◆ WHAT YOU NEED TO DO ◆
Each line of the listing must be transcribed exactly, except for the images, which should be excluded.

◆ SOURCE EXCERPT ◆

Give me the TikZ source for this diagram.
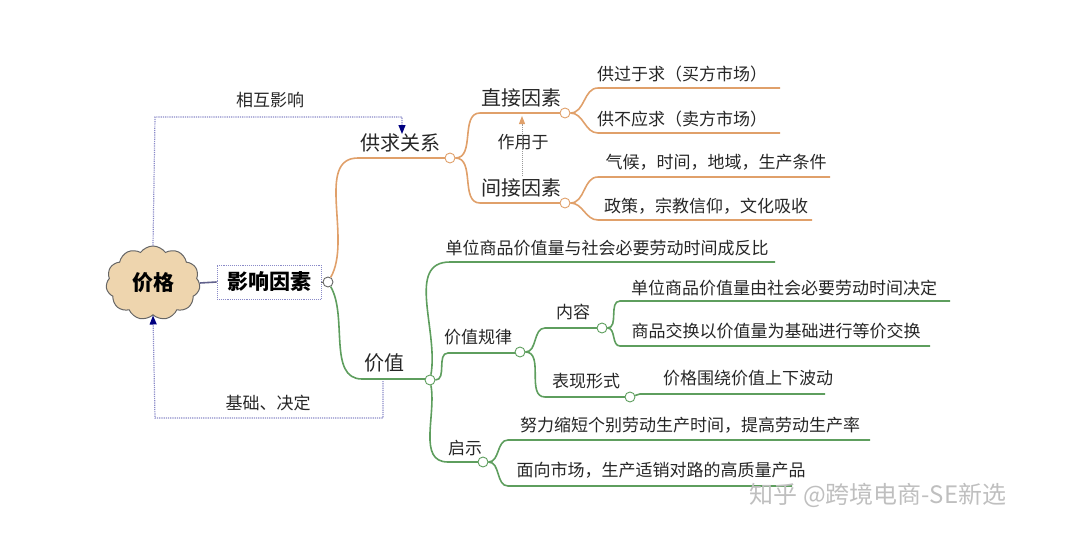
\documentclass[tikz,border=0pt]{standalone}
\usepackage{fontspec}
\setmainfont{Noto Sans CJK SC}
\usetikzlibrary{shapes.symbols,arrows.meta}
\definecolor{org}{HTML}{E0A06A}
\definecolor{grn}{HTML}{5E9E5E}
\definecolor{blu}{HTML}{8A8AC8}
\definecolor{tan}{HTML}{EED5AE}
\begin{document}
\begin{tikzpicture}[x=1pt,y=-1pt,
  dot/.style={circle,draw=#1,fill=white,line width=0.9pt,inner sep=0pt,minimum size=10pt},
  br/.style={draw=#1,line width=1.6pt},
  lbl/.style={inner sep=0pt,font=\fontsize{17}{17}\selectfont,text=black!85},
  big/.style={inner sep=0pt,font=\fontsize{20}{20}\selectfont,text=black!85},
  rel/.style={draw=blu,line width=1.2pt,densely dotted}]
\useasboundingbox (0,0) rectangle (1080,541);
% root
\node[cloud,cloud puffs=11,cloud puff arc=110,aspect=1.3,draw=gray!80!black,fill=tan,line width=1pt,minimum width=94pt,minimum height=74pt,font=\fontsize{21}{21}\selectfont\bfseries] (root) at (153,283) {价格};
\node[draw=blu,densely dotted,line width=0.9pt,minimum width=104pt,minimum height=34pt,inner sep=0pt,font=\fontsize{21}{21}\selectfont\bfseries] (yx) at (269,282) {影响因素};
\draw[draw=blu!70!black,line width=1.6pt] (root.east) -- (yx.west);
\node[dot=black!60] (c0) at (328,282) {};
\draw[line width=1pt,black!60] (yx.east) -- (c0);
% supply-demand
\coordinate (gq1) at (358,158); \coordinate (gq2) at (446,158);
\node[big] (gq) at (400,143) {供求关系};
\draw[br=org] (c0) to[out=60,in=180,looseness=0.9] (gq1) -- (gq2);
\node[dot=org] (c1) at (450,158) {};
\node[big] (zj) at (521,98) {直接因素};
\node[big] (jj) at (521,188) {间接因素};
\coordinate (zj1) at (480,113); \coordinate (zj2) at (560,113);
\coordinate (jj1) at (480,203); \coordinate (jj2) at (560,203);
\draw[br=org] (c1) to[out=0,in=180] (zj1) -- (zj2);
\draw[br=org] (c1) to[out=0,in=180] (jj1) -- (jj2);
\node[dot=org] (c2) at (565,113) {};
\node[dot=org] (c3) at (565,203) {};
\node[lbl] (zy) at (523,142) {作用于};
\coordinate (zya) at (522,176); \coordinate (zyb) at (522,116);
\draw[black!40,densely dotted,line width=1pt,-{Triangle[length=8pt,width=6pt,fill=org,color=org]}] (zya) -- (zyb);
\foreach \t/\y/\x/\e/\n in {供过于求（买方市场）/88/682/780/a1,供不应求（卖方市场）/133/682/780/a2}{
  \node[lbl] (\n) at (\x,\y-14) {\t};
  \draw[br=org] (c2) to[out=0,in=180] (598,\y) -- (\e,\y);}
\node[lbl] (b1) at (716,162) {气候，时间，地域，生产条件};
\node[lbl] (b2) at (706,206) {政策，宗教信仰，文化吸收};
\draw[br=org] (c3) to[out=0,in=180] (598,177) -- (830,177);
\draw[br=org] (c3) to[out=0,in=180] (598,220) -- (812,220);
% value
\node[big] (jz) at (384,363) {价值};
\coordinate (jz1) at (362,379); \coordinate (jz2) at (426,379);
\draw[br=grn] (c0) to[out=-60,in=180,looseness=0.9] (jz1) -- (jz2);
\node[dot=grn] (c4) at (430,380) {};
\node[lbl] (fb) at (607,248) {单位商品价值量与社会必要劳动时间成反比};
\draw[br=grn] (c4) to[out=80,in=180] (450,262) -- (775,262);
\node[lbl] (gl) at (478,337) {价值规律};
\draw[br=grn] (c4) to[out=0,in=180] (448,353) -- (515,353);
\node[dot=grn] (c5) at (520,352) {};
\node[lbl] (qs) at (465,448) {启示};
\draw[br=grn] (c4) to[out=-80,in=180] (448,462) -- (478,462);
\node[dot=grn] (c6) at (483,462) {};
\node[lbl] (nr) at (573,312) {内容};
\draw[br=grn] (c5) to[out=0,in=180] (545,328) -- (597,328);
\node[dot=grn] (c7) at (602,328) {};
\node[lbl] (bx) at (586,381) {表现形式};
\draw[br=grn] (c5) to[out=0,in=180] (545,397) -- (625,397);
\node[dot=grn] (c8) at (630,397) {};
\node[lbl] (d1) at (784,288) {单位商品价值量由社会必要劳动时间决定};
\draw[br=grn] (c7) to[out=0,in=180] (620,301) -- (950,301);
\node[lbl] (d2) at (776,331) {商品交换以价值量为基础进行等价交换};
\draw[br=grn] (c7) to[out=0,in=180] (620,346) -- (930,346);
\node[lbl] (d3) at (748,378) {价格围绕价值上下波动};
\draw[br=grn] (c8) -- (640,394) -- (825,394);
\node[lbl] (e1) at (690,425) {努力缩短个别劳动生产时间，提高劳动生产率};
\draw[br=grn] (c6) to[out=0,in=180] (508,440) -- (870,440);
\node[lbl] (e2) at (661,470) {面向市场，生产适销对路的高质量产品};
\draw[br=grn] (c6) to[out=0,in=180] (508,486) -- (792,486);
% relations
\coordinate (r1) at (155,117); \coordinate (r2) at (402,117); \coordinate (r3) at (402,134);
\draw[rel,-{Triangle[length=9pt,width=7pt,fill=blue!50!black,color=blue!50!black]}] (root.north) -- (r1) -- (r2) -- (r3);
\node[lbl] (hx) at (270,100) {相互影响};
\coordinate (s1) at (383,381); \coordinate (s2) at (383,418); \coordinate (s3) at (155,418);
\draw[rel,-{Triangle[length=9pt,width=7pt,fill=blue!50!black,color=blue!50!black]}] (s1) -- (s2) -- (s3) -- (root.south);
\node[lbl] (jc) at (268,403) {基础、决定};
\node[inner sep=0pt,font=\fontsize{24}{24}\selectfont,text=black!25] (wm) at (878,495) {知乎 @跨境电商-SE新选};
\end{tikzpicture}
\end{document}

◆ EXPECTED ANSWER ◆
Give me the TikZ source for this diagram.
\documentclass[tikz,border=0pt]{standalone}
\usepackage{fontspec}
\setmainfont{Noto Sans CJK SC}
\usetikzlibrary{shapes.symbols,arrows.meta}
\definecolor{org}{HTML}{E0A06A}
\definecolor{grn}{HTML}{5E9E5E}
\definecolor{blu}{HTML}{8A8AC8}
\definecolor{tan}{HTML}{EED5AE}
\begin{document}
\begin{tikzpicture}[x=1pt,y=-1pt,
  dot/.style={circle,draw=#1,fill=white,line width=0.9pt,inner sep=0pt,minimum size=10pt},
  br/.style={draw=#1,line width=1.6pt},
  lbl/.style={inner sep=0pt,font=\fontsize{17}{17}\selectfont,text=black!85},
  big/.style={inner sep=0pt,font=\fontsize{20}{20}\selectfont,text=black!85},
  rel/.style={draw=blu,line width=1.2pt,densely dotted}]
\useasboundingbox (0,0) rectangle (1080,541);
% root
\node[cloud,cloud puffs=11,cloud puff arc=110,aspect=1.3,draw=gray!80!black,fill=tan,line width=1pt,minimum width=94pt,minimum height=74pt,font=\fontsize{21}{21}\selectfont\bfseries] (root) at (153,283) {价格};
\node[draw=blu,densely dotted,line width=0.9pt,minimum width=104pt,minimum height=34pt,inner sep=0pt,font=\fontsize{21}{21}\selectfont\bfseries] (yx) at (269,282) {影响因素};
\draw[draw=blu!70!black,line width=1.6pt] (root.east) -- (yx.west);
\node[dot=black!60] (c0) at (328,282) {};
\draw[line width=1pt,black!60] (yx.east) -- (c0);
% supply-demand
\coordinate (gq1) at (358,158); \coordinate (gq2) at (446,158);
\node[big] (gq) at (400,143) {供求关系};
\draw[br=org] (c0) to[out=60,in=180,looseness=0.9] (gq1) -- (gq2);
\node[dot=org] (c1) at (450,158) {};
\node[big] (zj) at (521,98) {直接因素};
\node[big] (jj) at (521,188) {间接因素};
\coordinate (zj1) at (480,113); \coordinate (zj2) at (560,113);
\coordinate (jj1) at (480,203); \coordinate (jj2) at (560,203);
\draw[br=org] (c1) to[out=0,in=180] (zj1) -- (zj2);
\draw[br=org] (c1) to[out=0,in=180] (jj1) -- (jj2);
\node[dot=org] (c2) at (565,113) {};
\node[dot=org] (c3) at (565,203) {};
\node[lbl] (zy) at (523,142) {作用于};
\coordinate (zya) at (522,176); \coordinate (zyb) at (522,116);
\draw[black!40,densely dotted,line width=1pt,-{Triangle[length=8pt,width=6pt,fill=org,color=org]}] (zya) -- (zyb);
\foreach \t/\y/\x/\e/\n in {供过于求（买方市场）/88/682/780/a1,供不应求（卖方市场）/133/682/780/a2}{
  \node[lbl] (\n) at (\x,\y-14) {\t};
  \draw[br=org] (c2) to[out=0,in=180] (598,\y) -- (\e,\y);}
\node[lbl] (b1) at (716,162) {气候，时间，地域，生产条件};
\node[lbl] (b2) at (706,206) {政策，宗教信仰，文化吸收};
\draw[br=org] (c3) to[out=0,in=180] (598,177) -- (830,177);
\draw[br=org] (c3) to[out=0,in=180] (598,220) -- (812,220);
% value
\node[big] (jz) at (384,363) {价值};
\coordinate (jz1) at (362,379); \coordinate (jz2) at (426,379);
\draw[br=grn] (c0) to[out=-60,in=180,looseness=0.9] (jz1) -- (jz2);
\node[dot=grn] (c4) at (430,380) {};
\node[lbl] (fb) at (607,248) {单位商品价值量与社会必要劳动时间成反比};
\draw[br=grn] (c4) to[out=80,in=180] (450,262) -- (775,262);
\node[lbl] (gl) at (478,337) {价值规律};
\draw[br=grn] (c4) to[out=0,in=180] (448,353) -- (515,353);
\node[dot=grn] (c5) at (520,352) {};
\node[lbl] (qs) at (465,448) {启示};
\draw[br=grn] (c4) to[out=-80,in=180] (448,462) -- (478,462);
\node[dot=grn] (c6) at (483,462) {};
\node[lbl] (nr) at (573,312) {内容};
\draw[br=grn] (c5) to[out=0,in=180] (545,328) -- (597,328);
\node[dot=grn] (c7) at (602,328) {};
\node[lbl] (bx) at (586,381) {表现形式};
\draw[br=grn] (c5) to[out=0,in=180] (545,397) -- (625,397);
\node[dot=grn] (c8) at (630,397) {};
\node[lbl] (d1) at (784,288) {单位商品价值量由社会必要劳动时间决定};
\draw[br=grn] (c7) to[out=0,in=180] (620,301) -- (950,301);
\node[lbl] (d2) at (776,331) {商品交换以价值量为基础进行等价交换};
\draw[br=grn] (c7) to[out=0,in=180] (620,346) -- (930,346);
\node[lbl] (d3) at (748,378) {价格围绕价值上下波动};
\draw[br=grn] (c8) -- (640,394) -- (825,394);
\node[lbl] (e1) at (690,425) {努力缩短个别劳动生产时间，提高劳动生产率};
\draw[br=grn] (c6) to[out=0,in=180] (508,440) -- (870,440);
\node[lbl] (e2) at (661,470) {面向市场，生产适销对路的高质量产品};
\draw[br=grn] (c6) to[out=0,in=180] (508,486) -- (792,486);
% relations
\coordinate (r1) at (155,117); \coordinate (r2) at (402,117); \coordinate (r3) at (402,134);
\draw[rel,-{Triangle[length=9pt,width=7pt,fill=blue!50!black,color=blue!50!black]}] (root.north) -- (r1) -- (r2) -- (r3);
\node[lbl] (hx) at (270,100) {相互影响};
\coordinate (s1) at (383,381); \coordinate (s2) at (383,418); \coordinate (s3) at (155,418);
\draw[rel,-{Triangle[length=9pt,width=7pt,fill=blue!50!black,color=blue!50!black]}] (s1) -- (s2) -- (s3) -- (root.south);
\node[lbl] (jc) at (268,403) {基础、决定};
\node[inner sep=0pt,font=\fontsize{24}{24}\selectfont,text=black!25] (wm) at (878,495) {知乎 @跨境电商-SE新选};
\end{tikzpicture}
\end{document}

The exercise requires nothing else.